TASK INSTRUCTIONS ▸ Report only the number of lines holding "this".
** START COLLECTED DATA **
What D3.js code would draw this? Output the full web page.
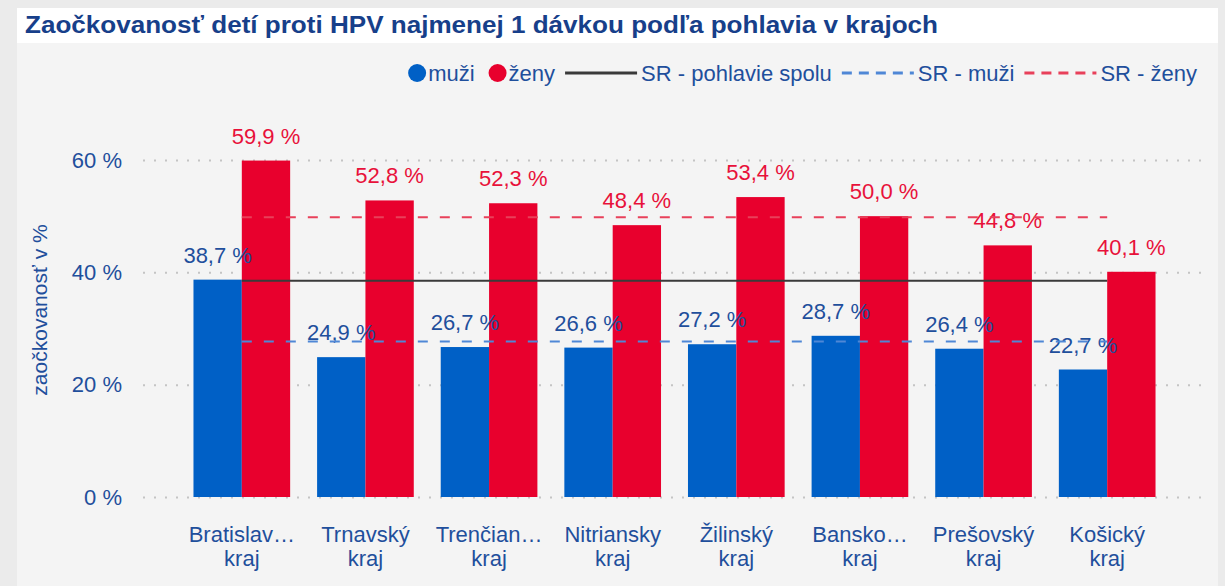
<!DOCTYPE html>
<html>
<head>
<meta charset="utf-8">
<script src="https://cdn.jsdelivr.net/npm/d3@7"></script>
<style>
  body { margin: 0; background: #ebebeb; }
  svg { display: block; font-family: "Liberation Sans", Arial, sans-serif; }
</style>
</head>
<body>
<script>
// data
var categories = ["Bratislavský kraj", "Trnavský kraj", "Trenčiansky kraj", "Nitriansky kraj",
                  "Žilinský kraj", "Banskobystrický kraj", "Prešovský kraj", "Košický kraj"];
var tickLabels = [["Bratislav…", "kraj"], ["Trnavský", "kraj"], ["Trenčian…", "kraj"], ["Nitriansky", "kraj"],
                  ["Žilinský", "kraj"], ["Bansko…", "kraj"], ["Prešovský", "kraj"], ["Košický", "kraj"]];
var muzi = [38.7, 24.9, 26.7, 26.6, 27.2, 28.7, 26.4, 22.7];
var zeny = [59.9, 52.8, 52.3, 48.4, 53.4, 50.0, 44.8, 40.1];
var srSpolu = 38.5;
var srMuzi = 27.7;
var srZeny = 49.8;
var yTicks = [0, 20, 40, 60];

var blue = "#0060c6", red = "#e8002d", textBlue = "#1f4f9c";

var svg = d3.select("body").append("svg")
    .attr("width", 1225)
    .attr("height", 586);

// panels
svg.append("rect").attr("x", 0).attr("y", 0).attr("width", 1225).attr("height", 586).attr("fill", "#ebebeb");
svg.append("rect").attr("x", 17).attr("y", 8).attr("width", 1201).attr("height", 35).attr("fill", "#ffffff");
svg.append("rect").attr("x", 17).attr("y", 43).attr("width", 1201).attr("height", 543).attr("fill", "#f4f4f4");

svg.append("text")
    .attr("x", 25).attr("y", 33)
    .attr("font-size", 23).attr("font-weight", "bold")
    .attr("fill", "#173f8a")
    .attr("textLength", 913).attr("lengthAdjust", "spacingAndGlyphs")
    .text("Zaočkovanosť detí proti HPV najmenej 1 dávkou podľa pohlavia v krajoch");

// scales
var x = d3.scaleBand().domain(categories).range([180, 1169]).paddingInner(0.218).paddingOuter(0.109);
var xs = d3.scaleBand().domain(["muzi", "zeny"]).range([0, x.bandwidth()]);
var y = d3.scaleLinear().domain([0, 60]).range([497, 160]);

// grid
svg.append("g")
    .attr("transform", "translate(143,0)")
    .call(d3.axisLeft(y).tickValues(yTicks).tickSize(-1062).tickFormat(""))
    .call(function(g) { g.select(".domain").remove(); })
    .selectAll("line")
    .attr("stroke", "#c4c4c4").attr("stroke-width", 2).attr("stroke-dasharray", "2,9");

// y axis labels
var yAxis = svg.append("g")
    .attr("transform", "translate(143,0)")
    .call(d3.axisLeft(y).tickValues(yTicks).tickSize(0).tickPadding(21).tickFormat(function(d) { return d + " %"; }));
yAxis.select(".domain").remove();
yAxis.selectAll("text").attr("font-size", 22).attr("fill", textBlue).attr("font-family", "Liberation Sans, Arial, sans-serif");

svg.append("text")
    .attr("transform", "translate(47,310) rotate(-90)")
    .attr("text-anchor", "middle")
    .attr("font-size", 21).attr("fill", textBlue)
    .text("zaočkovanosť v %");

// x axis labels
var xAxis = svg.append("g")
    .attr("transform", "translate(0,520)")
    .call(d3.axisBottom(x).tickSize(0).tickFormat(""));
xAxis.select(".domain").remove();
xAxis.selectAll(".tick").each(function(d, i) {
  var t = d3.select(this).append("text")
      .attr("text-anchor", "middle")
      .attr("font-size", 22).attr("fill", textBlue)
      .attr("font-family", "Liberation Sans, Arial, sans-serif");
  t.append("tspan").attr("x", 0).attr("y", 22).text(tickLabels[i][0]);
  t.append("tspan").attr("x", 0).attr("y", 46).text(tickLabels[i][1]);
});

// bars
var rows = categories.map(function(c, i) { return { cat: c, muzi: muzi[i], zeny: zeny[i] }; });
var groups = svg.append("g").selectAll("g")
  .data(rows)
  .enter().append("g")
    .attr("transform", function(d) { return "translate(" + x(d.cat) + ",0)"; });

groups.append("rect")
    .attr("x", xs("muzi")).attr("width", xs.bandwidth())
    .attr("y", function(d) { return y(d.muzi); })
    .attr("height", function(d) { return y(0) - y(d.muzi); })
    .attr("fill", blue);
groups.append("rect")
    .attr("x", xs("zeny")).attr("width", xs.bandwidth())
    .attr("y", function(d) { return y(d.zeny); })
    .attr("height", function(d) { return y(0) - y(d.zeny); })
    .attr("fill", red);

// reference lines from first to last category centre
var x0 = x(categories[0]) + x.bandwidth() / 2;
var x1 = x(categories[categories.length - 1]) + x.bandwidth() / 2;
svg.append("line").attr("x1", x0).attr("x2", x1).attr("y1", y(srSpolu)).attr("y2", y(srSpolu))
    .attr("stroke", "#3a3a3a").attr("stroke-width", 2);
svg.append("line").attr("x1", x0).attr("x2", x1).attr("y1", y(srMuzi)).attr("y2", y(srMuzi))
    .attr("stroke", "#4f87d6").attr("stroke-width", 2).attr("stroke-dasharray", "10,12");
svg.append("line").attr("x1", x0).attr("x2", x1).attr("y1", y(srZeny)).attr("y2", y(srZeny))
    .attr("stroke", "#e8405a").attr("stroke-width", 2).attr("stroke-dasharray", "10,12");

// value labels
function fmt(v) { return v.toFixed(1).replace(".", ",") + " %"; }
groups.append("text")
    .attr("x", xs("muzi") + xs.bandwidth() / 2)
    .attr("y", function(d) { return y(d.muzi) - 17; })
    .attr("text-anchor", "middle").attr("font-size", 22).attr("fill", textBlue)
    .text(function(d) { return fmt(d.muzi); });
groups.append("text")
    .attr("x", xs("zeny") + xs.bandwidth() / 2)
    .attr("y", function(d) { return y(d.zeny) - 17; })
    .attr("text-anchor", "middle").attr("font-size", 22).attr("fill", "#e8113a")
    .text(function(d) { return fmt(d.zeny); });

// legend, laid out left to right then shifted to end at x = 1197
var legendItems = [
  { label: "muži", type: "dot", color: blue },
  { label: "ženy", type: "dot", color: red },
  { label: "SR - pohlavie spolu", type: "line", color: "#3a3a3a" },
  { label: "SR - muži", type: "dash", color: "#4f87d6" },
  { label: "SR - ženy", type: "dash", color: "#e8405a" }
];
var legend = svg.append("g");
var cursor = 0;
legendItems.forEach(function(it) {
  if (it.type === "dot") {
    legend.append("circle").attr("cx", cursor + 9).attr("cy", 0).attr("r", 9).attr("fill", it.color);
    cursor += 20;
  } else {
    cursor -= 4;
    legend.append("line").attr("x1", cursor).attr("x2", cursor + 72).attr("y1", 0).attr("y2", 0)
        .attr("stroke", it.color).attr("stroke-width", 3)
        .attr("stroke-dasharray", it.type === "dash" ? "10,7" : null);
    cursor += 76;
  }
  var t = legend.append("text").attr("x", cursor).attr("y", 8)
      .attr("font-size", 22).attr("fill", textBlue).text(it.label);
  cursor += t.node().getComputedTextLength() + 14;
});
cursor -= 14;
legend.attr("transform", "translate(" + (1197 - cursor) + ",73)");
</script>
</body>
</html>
** END COLLECTED DATA **
OUTPUT OF THE EXERCISE ▸ 2